L’absence pesante de Kristina Mladenovic

Autre énigme: la composition du double dames Caroline Garcia-Diane Parry. L’association Garcia-Mladenovic paraissait une évidence mais, à la surprise générale, "Kiki" ne figure pas dans la sélection de Julien Benneteau. Le capitaine de l’équipe de France explique que Mladenovic souhaite privilégier sa carrière personnelle. Décrocher son billet pour les qualifications de l’US Open – ce qu’elle est parvenue à faire - avait donc sa priorité.

Mais pour une fille qui a toujours adoré porter le maillot bleu, cela reste un mystère. Il se murmure aussi qu’elle aurait refusé de jouer le mixte à Roland-Garros avec Edouard Roger-Vasselin. "J’ai eu deux refus de Françaises", avait lâché ERV, lequel avait finalement contacté à la dernière minute l’Allemande Laura Siegemund pour aller chercher le titre. Ivan Ljubicic n’a pas voulu confirmer cette information. Mais il a été frappé par des attitudes qu’on décrira de trop individuelles.
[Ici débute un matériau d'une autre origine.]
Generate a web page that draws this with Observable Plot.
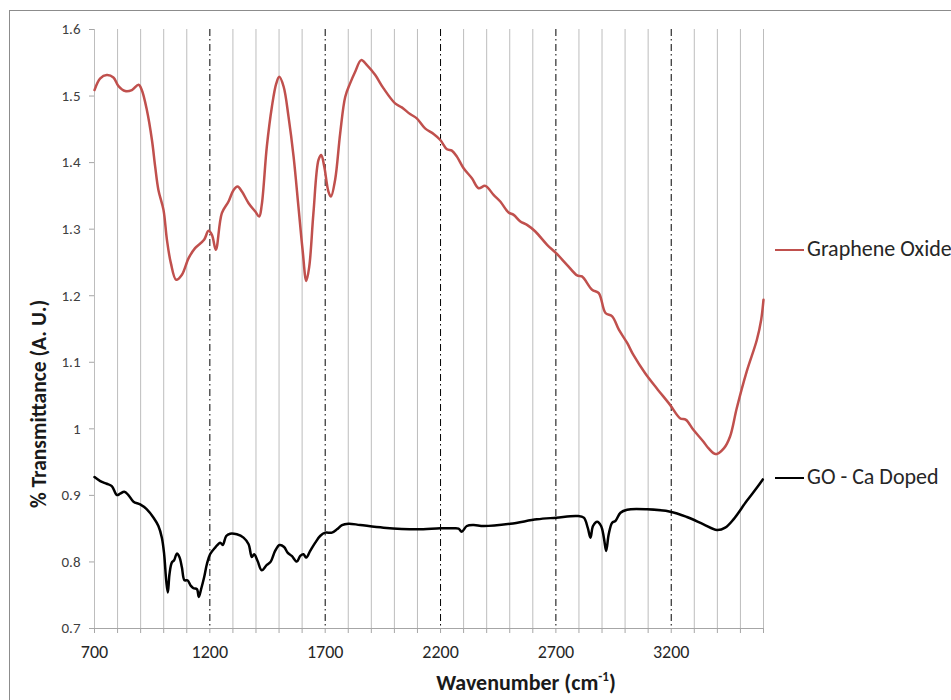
<!DOCTYPE html>
<html>
<head>
<meta charset="utf-8">
<script src="https://cdn.jsdelivr.net/npm/d3@7"></script>
<script src="https://cdn.jsdelivr.net/npm/@observablehq/plot@0.6"></script>
<style>
  html, body { margin: 0; padding: 0; background: #fff; overflow: hidden; }
  #wrap { position: relative; width: 951px; height: 700px; overflow: hidden; font-family: Carlito, Lato, "Liberation Sans", sans-serif; color: #404040; }
  #border { position: absolute; left: 9px; top: 10px; width: 1000px; height: 1000px; border-left: 1.5px solid #8c8c8c; border-top: 1.5px solid #8c8c8c; }
  #chart { position: absolute; left: 0; top: 0; }
  .leg { position: absolute; font-size: 22px; line-height: 24px; white-space: nowrap; color: #262626; }
  .leg .sw { display: inline-block; width: 29px; height: 0; border-top: 2.5px solid; vertical-align: middle; margin-right: 3px; position: relative; top: -1px; }
  #ytitle { position: absolute; left: 39px; top: 404px; transform: translate(-50%, -50%) rotate(-90deg); font-weight: bold; font-size: 21.5px; white-space: nowrap; color: #1a1a1a; }
  #xtitle { position: absolute; left: 526px; top: 682px; transform: translate(-50%, -50%); font-weight: bold; font-size: 22px; white-space: nowrap; color: #1a1a1a; }
</style>
</head>
<body>
<div id="wrap">
  <div id="border"></div>
  <div id="chart"></div>
  <div id="ytitle">% Transmittance (A. U.)</div>
  <div id="xtitle">Wavenumber (cm<sup style="font-size:13px">-1</sup>)</div>
  <div class="leg" style="left:775px; top:237px;"><span class="sw" style="border-color:#c0504d"></span>Graphene Oxide</div>
  <div class="leg" style="left:775px; top:465px;"><span class="sw" style="border-color:#000"></span>GO - Ca Doped</div>
</div>
<script>
// ---- data ----
const goWavenumber = [700,725,753,782,804,833,862,891,905,927,949,963,977,999,1014,1031,1054,1079,1108,1136,1175,1194,1209,1226,1252,1281,1303,1320,1339,1368,1397,1414,1425,1447,1469,1488,1501,1520,1541,1563,1584,1602,1618,1631,1649,1671,1683,1696,1714,1725,1743,1765,1787,1808,1830,1856,1881,1917,1953,2003,2032,2068,2097,2133,2170,2199,2228,2249,2271,2300,2336,2365,2394,2430,2459,2495,2517,2546,2575,2611,2662,2701,2748,2792,2813,2857,2886,2915,2944,2973,3009,3036,3087,3137,3195,3238,3264,3296,3339,3361,3393,3429,3455,3484,3527,3571,3590,3600];
const goValues = [1.509,1.5265,1.5315,1.528,1.515,1.5075,1.509,1.517,1.509,1.479,1.434,1.394,1.359,1.329,1.284,1.249,1.224,1.2315,1.2565,1.2715,1.284,1.2975,1.2915,1.269,1.324,1.3415,1.359,1.364,1.3565,1.339,1.3265,1.319,1.3365,1.424,1.484,1.519,1.529,1.514,1.469,1.409,1.334,1.269,1.222,1.244,1.324,1.404,1.4115,1.394,1.3565,1.349,1.374,1.444,1.499,1.519,1.5365,1.554,1.5465,1.5315,1.5115,1.489,1.483,1.473,1.4665,1.4515,1.443,1.434,1.42,1.418,1.409,1.3915,1.3765,1.3615,1.365,1.3515,1.3415,1.325,1.3215,1.3115,1.3065,1.2965,1.2765,1.264,1.2465,1.2305,1.229,1.209,1.204,1.174,1.169,1.149,1.129,1.111,1.0835,1.061,1.036,1.016,1.0135,0.9985,0.981,0.971,0.962,0.971,0.9885,1.031,1.086,1.1335,1.164,1.194];

const caWavenumber = [700,725,753,775,797,811,829,847,869,898,927,956,977,992,1002,1011,1018,1025,1035,1045,1057,1068,1079,1090,1103,1118,1129,1144,1152,1162,1175,1187,1201,1223,1245,1256,1271,1288,1317,1346,1368,1382,1392,1407,1425,1447,1464,1483,1502,1522,1537,1555,1577,1592,1606,1618,1635,1657,1678,1700,1729,1751,1773,1801,1852,1953,2097,2199,2256,2278,2292,2314,2343,2387,2503,2618,2701,2792,2821,2838,2850,2861,2879,2896,2908,2918,2929,2944,2958,2980,3009,3095,3196,3268,3340,3398,3434,3470,3527,3571,3597];
const caValues = [0.9275,0.9215,0.9175,0.914,0.9005,0.9025,0.9055,0.9005,0.8905,0.8865,0.879,0.8665,0.854,0.8365,0.8115,0.7715,0.754,0.7815,0.799,0.8025,0.8125,0.8075,0.7915,0.7725,0.7725,0.764,0.7605,0.759,0.7475,0.759,0.7765,0.7965,0.8115,0.8215,0.829,0.8255,0.839,0.8425,0.8415,0.8365,0.8265,0.8075,0.8115,0.8015,0.7875,0.7955,0.8005,0.8165,0.8255,0.8225,0.814,0.809,0.8005,0.809,0.8115,0.8065,0.8165,0.829,0.839,0.844,0.844,0.849,0.8555,0.8575,0.8555,0.8515,0.849,0.8505,0.8505,0.85,0.8455,0.854,0.8555,0.854,0.8575,0.864,0.8665,0.869,0.8665,0.8515,0.8365,0.854,0.8605,0.854,0.8365,0.8165,0.8415,0.859,0.8615,0.874,0.8785,0.879,0.8755,0.8675,0.8565,0.848,0.8515,0.864,0.8915,0.9115,0.924];

const xTickLabels = [700, 1200, 1700, 2200, 2700, 3200];
const yTickLabels = [0.7, 0.8, 0.9, 1.0, 1.1, 1.2, 1.3, 1.4, 1.5, 1.6];
const seriesNames = ["Graphene Oxide", "GO - Ca Doped"];

// ---- build ----
const goData = goWavenumber.map((x, i) => ({x, y: goValues[i], s: seriesNames[0]}));
const caData = caWavenumber.map((x, i) => ({x, y: caValues[i], s: seriesNames[1]}));
const gridEvery100 = d3.range(700, 3601, 100);
const solidGrid = gridEvery100.filter(v => !xTickLabels.includes(v) || v === 700);
const dashGrid = xTickLabels.filter(v => v !== 700);

const chart = Plot.plot({
  width: 951,
  height: 700,
  marginLeft: 94,
  marginRight: 188,
  marginTop: 29,
  marginBottom: 72,
  style: { fontFamily: "Carlito, Lato, 'Liberation Sans', sans-serif", color: "#404040", background: "transparent", overflow: "visible" },
  x: { domain: [700, 3600], label: null },
  y: { domain: [0.7, 1.6], label: null },
  marks: [
    Plot.ruleX(solidGrid, { stroke: "#bdbdbd", strokeWidth: 1 }),
    Plot.ruleX(dashGrid, { stroke: "#000", strokeWidth: 1, strokeDasharray: "7,3,1.5,3.5" }),
    Plot.ruleY([0.7], { stroke: "#a6a6a6", strokeWidth: 1 }),
    Plot.axisX({ ticks: gridEvery100, tickSize: 5, stroke: "#a6a6a6", tickFormat: () => "" }),
    Plot.axisX({ ticks: xTickLabels, tickSize: 0, tickPadding: 17, fontSize: 18, fill: "#262626", tickFormat: d => String(d) }),
    Plot.axisY({ ticks: yTickLabels, tickSize: 5, stroke: "#a6a6a6", tickPadding: 9, fontSize: 15, fill: "#404040", tickFormat: d => String(+d.toFixed(1)) }),
    Plot.line(goData, { x: "x", y: "y", stroke: "#c0504d", strokeWidth: 2.5, curve: "catmull-rom" }),
    Plot.line(caData, { x: "x", y: "y", stroke: "#000", strokeWidth: 2.5, curve: "catmull-rom" })
  ]
});
document.getElementById("chart").appendChild(chart);
</script>
</body>
</html>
"En tant que croate, je ne connais pas l’émotion de jouer les Jeux Olympiques à la maison, dit-il. Mais j’imaginais que la préparation allait être plus intensive, avec plus de motivation pour essayer d’arriver à 100%", regrette-t-il. Se sent-il trahi?

"Si tu discutes avec chaque joueur, chacun te dira qu’il a fait le maximum", soupire-t-il.

Ivan Ljubicic a choisi ses mots avec soin mais au détour de son point presse, il a quand même évoqué des "responsabilités fictives". Il a aussi évoqué les moyens investis. Et le choix de ne pas séjourner au village olympique. "On a envoyé des kinés et un médecin à Wimbledon. Au CNE, on a même amené le piano et le cuisinier..."

Tous les ingrédients étaient réunis mais la mayonnaise a tourné. Au final, c’est un beau gâchis. Dans quatre ans, il faudra stopper l’hémorragie à Los Angeles, sur ciment. Une meilleure surface pour les Bleus. Le problème est peut-être là, il aurait fallu organiser ces Jeux à Roland-Garros...sur gazon.